Snooker: Don’t Step on Billy Ginn’s Blue Suede Shoes
Proud Elvis Presley fan and snooker amateur William Ginn is out to achieve his dream of turning professional one day – but is doing it his way.
The 33-year-old EASB player from Devon has been playing snooker on and off for 20 years but because of his “normal” job hasn’t been taking it seriously – until now.
Ginn plays on the English Association of Snooker and Billiards tour but missed out on the first event of the season on the English Amateur tour, and actually came by the EASB quite by accident when he stumbled on a couple of videos on Youtube and decided to enter.
He’s really enjoying the experience on the EASB tours, but thinks that the entry fees can be a bit extreme – especially when there are travel and accommodation costs and most of the events are up north.
Ginn explained: “I’ve played in a lot of the tournaments at SWSA, Gloucester. My best run in that was winning one of the Handicap events, I also came 3rd overall in the series which I’m particularly proud of because it was the first time I’d entered it. I also entered the WEBSF Gold Series tour for the first time last season and was very pleased to finish in the top 16 of that. Plus other various pro-ams and handicap comps.”
He added: “One, in particular, I very much enjoyed was the Leytonstone Pro-Am where I drew Shootout winner Michael Georgiou in the first round and although I lost 4-0, I felt I played really well and really enjoyed the experience of playing a professional.”
Ginn obviously loves researching the game because he joked he didn’t think Mrs Ginn liked him spending all his time doing “homework”.
One professional player Ginn respects a lot is Kyren Wilson. Winner of the Paul Hunter Classic this season and Six Reds already, Ginn said: “I’ve got huge respect for pretty much all of the top professionals but if you were to say one I’d have to say, Kyren Wilson. I really do believe he’s one to watch, a fantastic lad who I’ve had the pleasure of watching live, a great role model for the professional game and I believe he’s got the all-around game. ” Ditto.
For Ginn, practice is about quality over quantity and does as much as he feels he can do.

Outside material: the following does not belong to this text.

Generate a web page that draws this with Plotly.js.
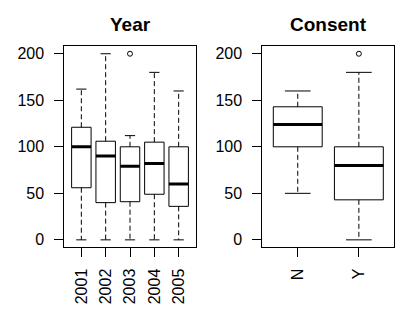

But, he admitted that: “It’s a great era to start playing snooker but if you’re serious, you need to be dedicated to putting long hours in on the table. It’s also a great social game and it’s been proved to be helpful for children’s maths skills, coordination etc. “
He doesn’t think that it’ll change much though with most of the tournaments being up north!
Behind every aspiring star there’s a support network and although Mrs Ginn may not like him spendng so much time doing his snooker homework, she and the 3 kids are his support network and his coach, Nick Dart.
Ginn said: “Nick is more of a sports physiologist but also plays as well and I can honestly say, I don’t think I would’ve come as far as I feel I have, without him.”
His highest break is currently 122 in practice but in competitive play it’s around 75 – he wasn’t sure exactly.
Away from the game, he’s into cooking – rock-climbing and like top player Ronnie O’Sullivan enjoys his running.
It’s a mountain to climb to reach the top in any sport, but if you believe in yourself, train hard, then the sky is the limit.
SnookerZone wishes Billy well in his career and thanks him for his time talking to us.